Preparing a business for sale includes organizing financial records, contracts, corporate documents, and employment files to present a clear picture to potential buyers. Improving documentation and addressing title, lease, or compliance issues before listing the business reduces friction during due diligence. Thoughtful preparation often results in faster negotiations and stronger offers. Sellers should also consider key transition matters such as retaining essential personnel, documenting operational processes, and resolving outstanding disputes. Addressing these items in advance improves buyer confidence and can preserve value at closing by reducing the need for extensive purchase price adjustments.

Many sellers remain involved after a sale through employment agreements, consulting arrangements, or minority ownership structures. Negotiating post-closing roles, vesting of payments, or transition services ensures clarity about responsibilities and compensation. Thoughtful drafting avoids ambiguity that can interfere with business operations or future relationships between the parties. When sellers remain involved, agreements typically address confidentiality, noncompetition, and performance expectations to protect the buyer’s investment. Careful negotiation of these terms protects both parties and supports a more successful operational transition after closing.

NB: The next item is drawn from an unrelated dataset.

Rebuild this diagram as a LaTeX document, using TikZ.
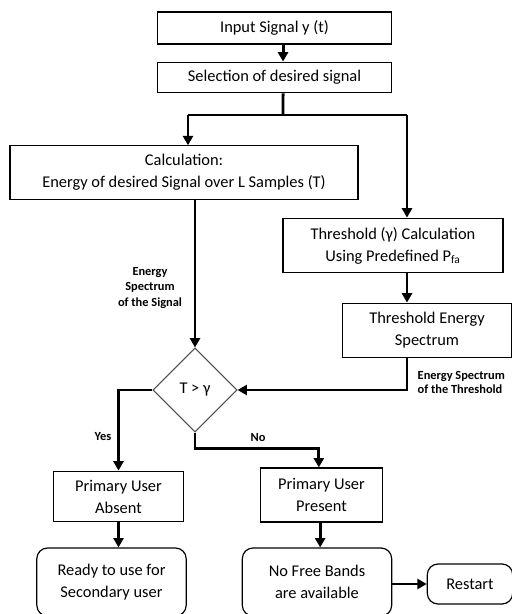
\documentclass[tikz,border=0pt]{standalone}
\usepackage{fontspec}
\setmainfont{Carlito}
\usepackage{tikz}
\usetikzlibrary{arrows.meta,shapes.geometric,positioning,calc}

\begin{document}
\begin{tikzpicture}[x=0.75pt,y=-0.75pt,
          box/.style={rectangle,draw=black,line width=0.9pt,align=center,
                      font=\fontsize{12.3}{16.5}\selectfont,inner sep=2pt},
          rbox/.style={box,rounded corners=8pt},
          decide/.style={diamond,draw=black!70,line width=0.8pt,aspect=1,
                         minimum size=63pt,inner sep=0pt,
                         font=\fontsize{12.3}{14}\selectfont},
          flow/.style={line width=2.2pt,line join=miter},
          arr/.style={flow,-{Triangle[length=7pt,width=7.5pt]}},
          lbl/.style={font=\fontsize{9.3}{11.6}\selectfont\bfseries,align=center},
        ]
        \useasboundingbox (0,0) rectangle (511,614);

        % top chain
        \node[box,minimum width=176pt,minimum height=24pt](input) at (274.5,28){Input Signal y (t)};
        \node[box,minimum width=176pt,minimum height=23pt](sel) at (274.5,77.5){Selection of desired signal};
        \draw[arr]([xshift=6.4pt]input.south)--([xshift=6.4pt]sel.north);
        \coordinate (split) at (283,115);
        \draw[flow]([xshift=6.4pt]sel.south)--(split);

        % two branches
        \node[box,minimum width=261pt,minimum height=40pt](calc) at (184,172.5)
          {Calculation:\\Energy of desired Signal over L Samples (T)};
        \node[box,minimum width=165pt,minimum height=41pt](thr) at (393,245.5)
          {Threshold (γ) Calculation\\Using Predefined P\textsubscript{fa}};
        \node[box,minimum width=127pt,minimum height=41pt](thren) at (427,330.5)
          {Threshold Energy\\Spectrum};
        \coordinate (splitl) at ($(split-|calc.north)+(4,0)$);
        \coordinate (splitr) at ($(split-|thr.north)+(14,0)$);
        \draw[flow](splitl)--(splitr);
        \draw[arr](splitl)--(splitl|-calc.north);
        \draw[arr](splitr)--(splitr|-thr.north);
        \draw[arr](splitr|-thr.south)--(splitr|-thren.north);

        % decision
        \node[decide](dec) at (195,390){T > γ};
        \draw[arr](calc.south-|dec.north)--(dec.north);
        \draw[arr](splitr|-thren.south)|-(dec.east);
        \node[lbl](sigl) at (150,288){Energy\\Spectrum\\of the Signal};
        \node[lbl,align=left,anchor=west,font=\fontsize{9.3}{10.5}\selectfont\bfseries](thrl) at (413,382)
          {Energy Spectrum\\of the Threshold};

        % outcomes
        \node[box,minimum width=97pt,minimum height=38pt](absent) at (118.5,496.5){Primary User\\Absent};
        \node[box,minimum width=92pt,minimum height=40.5pt](present) at (321.5,495){Primary User\\Present};
        \draw[arr](dec.west)-|(absent.north);
        \draw[arr](dec.south)--++(0,16)-|([xshift=-2pt]present.north);
        \node[lbl](yes) at (103,437){Yes};
        \node[lbl](no) at (258,438){No};

        \node[rbox,minimum width=112pt,minimum height=51pt](ready) at (111.5,582){Ready to use for\\Secondary user};
        \node[rbox,minimum width=112pt,minimum height=51pt](nofree) at (317,582){No Free Bands\\are available};
        \node[rbox,minimum width=64pt,minimum height=30pt](restart) at (470,584){Restart};
        \draw[arr](absent.south)--(absent.south|-ready.north);
        \draw[arr]([xshift=-1pt]present.south)--([xshift=-1pt]present.south|-nofree.north);
        \draw[arr](nofree.east|-restart.west)--(restart.west);
      \end{tikzpicture}
\end{document}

Tax consequences depend on whether the transaction is structured as an asset sale or stock sale, the allocation of purchase price, and the tax positions of the parties. Buyers and sellers should consult accountants early to evaluate tax liabilities and structuring options that align with business objectives. Proper tax planning can influence the choice of transaction form and the allocation of purchase price. Legal counsel coordinates with tax advisors to reflect agreed tax positions in the purchase agreement and to ensure documentation supports intended allocations. Addressing tax considerations early prevents unexpected liabilities and aligns the transaction structure with the parties’ financial goals.